## start Listed records

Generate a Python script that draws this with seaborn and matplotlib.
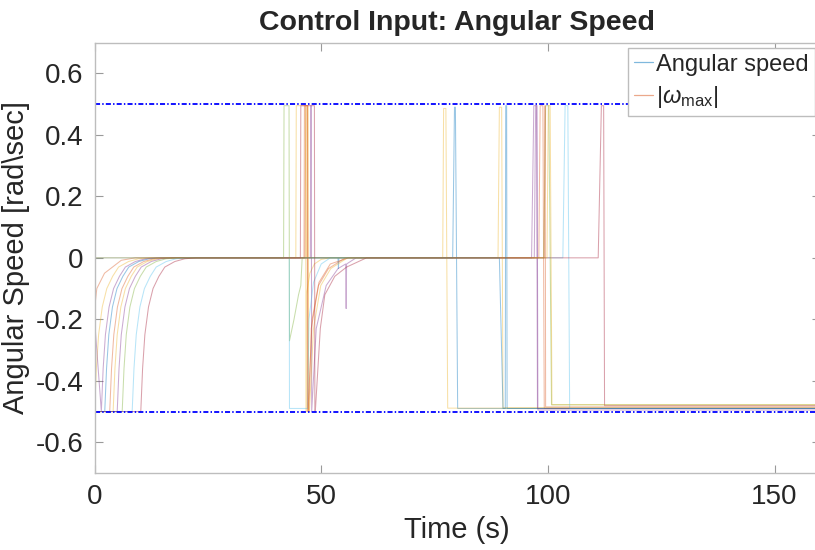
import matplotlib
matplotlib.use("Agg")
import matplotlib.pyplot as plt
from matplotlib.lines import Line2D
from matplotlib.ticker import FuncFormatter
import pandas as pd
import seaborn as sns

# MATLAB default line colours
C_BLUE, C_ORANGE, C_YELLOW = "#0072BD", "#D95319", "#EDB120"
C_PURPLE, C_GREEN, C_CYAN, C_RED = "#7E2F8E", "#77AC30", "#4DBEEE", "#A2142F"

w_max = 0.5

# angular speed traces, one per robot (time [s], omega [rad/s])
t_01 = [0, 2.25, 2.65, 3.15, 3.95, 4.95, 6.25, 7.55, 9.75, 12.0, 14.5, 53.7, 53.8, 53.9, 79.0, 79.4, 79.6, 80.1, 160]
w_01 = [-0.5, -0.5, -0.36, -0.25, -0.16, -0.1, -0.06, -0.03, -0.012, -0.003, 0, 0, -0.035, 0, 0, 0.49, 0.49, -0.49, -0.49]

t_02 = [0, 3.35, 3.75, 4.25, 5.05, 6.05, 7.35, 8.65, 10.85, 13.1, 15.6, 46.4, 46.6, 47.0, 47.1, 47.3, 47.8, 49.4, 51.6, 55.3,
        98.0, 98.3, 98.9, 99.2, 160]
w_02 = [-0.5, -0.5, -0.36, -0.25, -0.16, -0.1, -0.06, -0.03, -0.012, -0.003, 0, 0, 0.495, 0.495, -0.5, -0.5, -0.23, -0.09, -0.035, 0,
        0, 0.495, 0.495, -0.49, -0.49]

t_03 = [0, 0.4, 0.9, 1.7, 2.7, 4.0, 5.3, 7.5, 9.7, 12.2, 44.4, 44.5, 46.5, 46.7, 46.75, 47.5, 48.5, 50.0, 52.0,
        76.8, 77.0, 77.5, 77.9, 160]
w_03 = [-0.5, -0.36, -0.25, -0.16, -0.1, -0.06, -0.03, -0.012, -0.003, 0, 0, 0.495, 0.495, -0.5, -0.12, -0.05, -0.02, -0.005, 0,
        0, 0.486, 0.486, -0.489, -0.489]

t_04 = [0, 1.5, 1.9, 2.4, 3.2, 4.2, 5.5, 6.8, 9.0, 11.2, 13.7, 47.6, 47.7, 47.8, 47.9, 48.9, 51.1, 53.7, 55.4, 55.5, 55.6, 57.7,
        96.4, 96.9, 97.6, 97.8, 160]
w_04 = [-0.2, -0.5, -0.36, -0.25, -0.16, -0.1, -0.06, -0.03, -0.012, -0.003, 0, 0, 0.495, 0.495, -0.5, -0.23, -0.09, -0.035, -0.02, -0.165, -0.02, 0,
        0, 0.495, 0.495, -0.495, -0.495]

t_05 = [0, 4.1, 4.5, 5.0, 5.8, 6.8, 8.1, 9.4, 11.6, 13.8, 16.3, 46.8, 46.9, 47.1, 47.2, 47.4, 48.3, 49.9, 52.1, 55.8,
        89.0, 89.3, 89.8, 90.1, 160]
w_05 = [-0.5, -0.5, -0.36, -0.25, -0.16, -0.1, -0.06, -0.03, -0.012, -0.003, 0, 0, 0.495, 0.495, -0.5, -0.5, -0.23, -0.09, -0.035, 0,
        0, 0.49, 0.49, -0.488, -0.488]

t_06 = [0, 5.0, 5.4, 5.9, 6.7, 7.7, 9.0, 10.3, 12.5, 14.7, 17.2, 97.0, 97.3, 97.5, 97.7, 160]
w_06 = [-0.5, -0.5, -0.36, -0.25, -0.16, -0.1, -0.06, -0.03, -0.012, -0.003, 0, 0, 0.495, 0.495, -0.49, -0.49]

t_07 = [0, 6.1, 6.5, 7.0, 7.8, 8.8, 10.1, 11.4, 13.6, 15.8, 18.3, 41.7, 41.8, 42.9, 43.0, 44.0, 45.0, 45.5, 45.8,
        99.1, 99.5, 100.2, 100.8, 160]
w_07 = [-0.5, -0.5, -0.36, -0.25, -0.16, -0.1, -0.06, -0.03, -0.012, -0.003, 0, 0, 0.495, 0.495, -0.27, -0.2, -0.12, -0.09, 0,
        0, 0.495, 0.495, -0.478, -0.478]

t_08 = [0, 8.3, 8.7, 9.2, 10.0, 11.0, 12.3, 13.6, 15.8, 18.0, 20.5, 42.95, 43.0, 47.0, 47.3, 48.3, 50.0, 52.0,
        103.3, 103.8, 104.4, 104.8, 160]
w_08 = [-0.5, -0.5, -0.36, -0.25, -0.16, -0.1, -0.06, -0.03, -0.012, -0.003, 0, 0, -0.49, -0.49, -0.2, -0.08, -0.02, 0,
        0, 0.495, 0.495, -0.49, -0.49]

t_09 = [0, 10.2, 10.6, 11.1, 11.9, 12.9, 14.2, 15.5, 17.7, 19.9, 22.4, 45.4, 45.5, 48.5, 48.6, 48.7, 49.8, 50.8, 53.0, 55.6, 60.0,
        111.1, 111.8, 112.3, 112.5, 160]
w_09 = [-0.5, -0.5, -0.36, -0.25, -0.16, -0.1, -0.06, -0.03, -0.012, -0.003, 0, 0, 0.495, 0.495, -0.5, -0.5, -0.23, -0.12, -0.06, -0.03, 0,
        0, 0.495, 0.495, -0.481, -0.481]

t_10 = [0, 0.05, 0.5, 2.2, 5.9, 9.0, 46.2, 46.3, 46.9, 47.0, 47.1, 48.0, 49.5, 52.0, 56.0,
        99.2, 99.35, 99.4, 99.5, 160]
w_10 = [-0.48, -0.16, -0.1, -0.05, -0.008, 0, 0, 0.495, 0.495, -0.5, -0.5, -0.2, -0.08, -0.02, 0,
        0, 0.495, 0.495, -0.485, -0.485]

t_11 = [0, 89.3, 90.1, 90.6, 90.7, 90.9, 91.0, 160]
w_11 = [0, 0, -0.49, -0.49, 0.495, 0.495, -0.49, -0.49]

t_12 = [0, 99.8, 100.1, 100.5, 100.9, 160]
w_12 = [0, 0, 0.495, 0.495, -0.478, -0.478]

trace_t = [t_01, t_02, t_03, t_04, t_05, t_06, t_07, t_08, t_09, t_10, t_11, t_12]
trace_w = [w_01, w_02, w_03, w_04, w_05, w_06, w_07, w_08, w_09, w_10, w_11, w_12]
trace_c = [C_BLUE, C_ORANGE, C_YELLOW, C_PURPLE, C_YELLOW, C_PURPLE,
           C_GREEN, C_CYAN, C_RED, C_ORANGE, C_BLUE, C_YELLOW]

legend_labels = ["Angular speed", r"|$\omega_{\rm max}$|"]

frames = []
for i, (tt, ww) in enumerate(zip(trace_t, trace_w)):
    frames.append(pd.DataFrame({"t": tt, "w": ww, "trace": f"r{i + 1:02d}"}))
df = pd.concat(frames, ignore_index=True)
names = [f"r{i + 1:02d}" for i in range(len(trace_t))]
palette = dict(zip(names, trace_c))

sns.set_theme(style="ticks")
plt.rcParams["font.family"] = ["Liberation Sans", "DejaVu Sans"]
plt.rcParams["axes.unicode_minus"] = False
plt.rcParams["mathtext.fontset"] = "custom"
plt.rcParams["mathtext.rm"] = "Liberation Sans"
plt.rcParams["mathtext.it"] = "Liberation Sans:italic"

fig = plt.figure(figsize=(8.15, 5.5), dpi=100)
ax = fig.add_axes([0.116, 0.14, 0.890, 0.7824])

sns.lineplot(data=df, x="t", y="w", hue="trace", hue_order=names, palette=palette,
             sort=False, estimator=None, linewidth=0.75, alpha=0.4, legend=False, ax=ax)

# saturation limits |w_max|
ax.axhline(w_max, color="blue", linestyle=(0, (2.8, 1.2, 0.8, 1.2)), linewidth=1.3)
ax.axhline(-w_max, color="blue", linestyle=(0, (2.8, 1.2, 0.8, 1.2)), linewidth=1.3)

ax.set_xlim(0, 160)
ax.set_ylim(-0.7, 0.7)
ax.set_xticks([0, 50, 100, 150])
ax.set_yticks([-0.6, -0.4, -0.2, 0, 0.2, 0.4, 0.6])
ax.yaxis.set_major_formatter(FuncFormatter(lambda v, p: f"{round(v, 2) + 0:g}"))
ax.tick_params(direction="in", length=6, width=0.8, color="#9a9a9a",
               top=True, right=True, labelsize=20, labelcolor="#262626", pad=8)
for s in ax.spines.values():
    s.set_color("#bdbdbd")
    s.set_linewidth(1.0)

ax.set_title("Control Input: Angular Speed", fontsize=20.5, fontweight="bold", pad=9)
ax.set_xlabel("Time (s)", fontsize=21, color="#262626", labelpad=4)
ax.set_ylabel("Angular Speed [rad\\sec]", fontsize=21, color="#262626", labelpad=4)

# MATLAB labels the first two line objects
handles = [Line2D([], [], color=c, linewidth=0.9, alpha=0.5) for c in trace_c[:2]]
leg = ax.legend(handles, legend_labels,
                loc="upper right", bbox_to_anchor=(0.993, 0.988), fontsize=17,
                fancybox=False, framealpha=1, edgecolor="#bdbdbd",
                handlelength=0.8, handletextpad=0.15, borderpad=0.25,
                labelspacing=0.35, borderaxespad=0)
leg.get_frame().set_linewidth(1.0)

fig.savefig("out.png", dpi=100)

## end Listed records
## start Listed records

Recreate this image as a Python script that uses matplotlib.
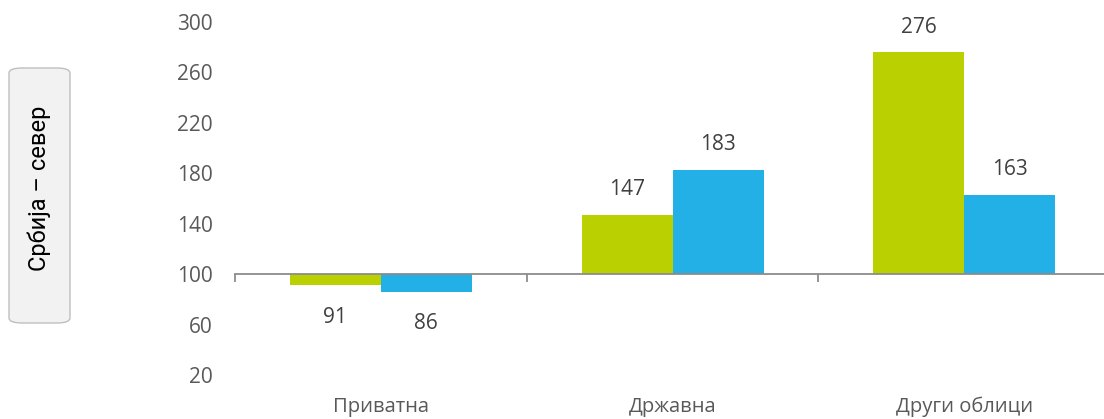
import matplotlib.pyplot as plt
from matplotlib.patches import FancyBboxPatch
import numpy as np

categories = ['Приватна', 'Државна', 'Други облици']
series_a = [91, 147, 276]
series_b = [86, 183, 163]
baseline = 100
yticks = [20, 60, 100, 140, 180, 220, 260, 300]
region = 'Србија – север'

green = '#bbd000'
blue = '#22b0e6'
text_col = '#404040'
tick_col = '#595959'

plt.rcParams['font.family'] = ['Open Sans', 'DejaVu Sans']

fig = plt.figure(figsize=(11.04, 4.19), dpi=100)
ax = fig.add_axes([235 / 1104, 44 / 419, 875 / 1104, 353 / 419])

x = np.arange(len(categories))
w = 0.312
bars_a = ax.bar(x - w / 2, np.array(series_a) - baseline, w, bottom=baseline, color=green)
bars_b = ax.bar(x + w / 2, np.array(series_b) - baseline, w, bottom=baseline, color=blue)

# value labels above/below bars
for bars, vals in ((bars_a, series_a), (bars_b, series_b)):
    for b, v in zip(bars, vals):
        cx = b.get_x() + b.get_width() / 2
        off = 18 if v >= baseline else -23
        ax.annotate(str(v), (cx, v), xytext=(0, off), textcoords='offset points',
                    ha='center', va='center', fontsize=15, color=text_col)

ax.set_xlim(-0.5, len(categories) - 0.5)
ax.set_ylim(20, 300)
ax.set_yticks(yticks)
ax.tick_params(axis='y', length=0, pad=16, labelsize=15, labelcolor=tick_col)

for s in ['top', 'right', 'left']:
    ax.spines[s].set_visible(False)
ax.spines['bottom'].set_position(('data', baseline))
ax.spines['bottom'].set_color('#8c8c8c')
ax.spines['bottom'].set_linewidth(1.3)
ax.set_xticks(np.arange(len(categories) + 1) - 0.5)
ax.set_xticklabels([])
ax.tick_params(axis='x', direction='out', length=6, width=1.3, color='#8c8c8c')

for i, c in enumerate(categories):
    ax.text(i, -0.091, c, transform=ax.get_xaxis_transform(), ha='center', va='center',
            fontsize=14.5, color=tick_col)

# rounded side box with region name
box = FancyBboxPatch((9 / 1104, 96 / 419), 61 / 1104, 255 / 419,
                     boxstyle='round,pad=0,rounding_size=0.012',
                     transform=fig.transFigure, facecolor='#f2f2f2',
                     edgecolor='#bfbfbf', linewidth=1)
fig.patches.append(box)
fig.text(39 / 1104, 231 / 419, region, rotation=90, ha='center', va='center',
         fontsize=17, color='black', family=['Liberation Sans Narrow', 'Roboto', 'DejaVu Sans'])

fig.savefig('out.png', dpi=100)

## end Listed records

Your task: Find the word "that" and list each line it appears in.

The result:
Generate a Python script that draws this with seaborn and matplotlib.
Recreate this image as a Python script that uses matplotlib.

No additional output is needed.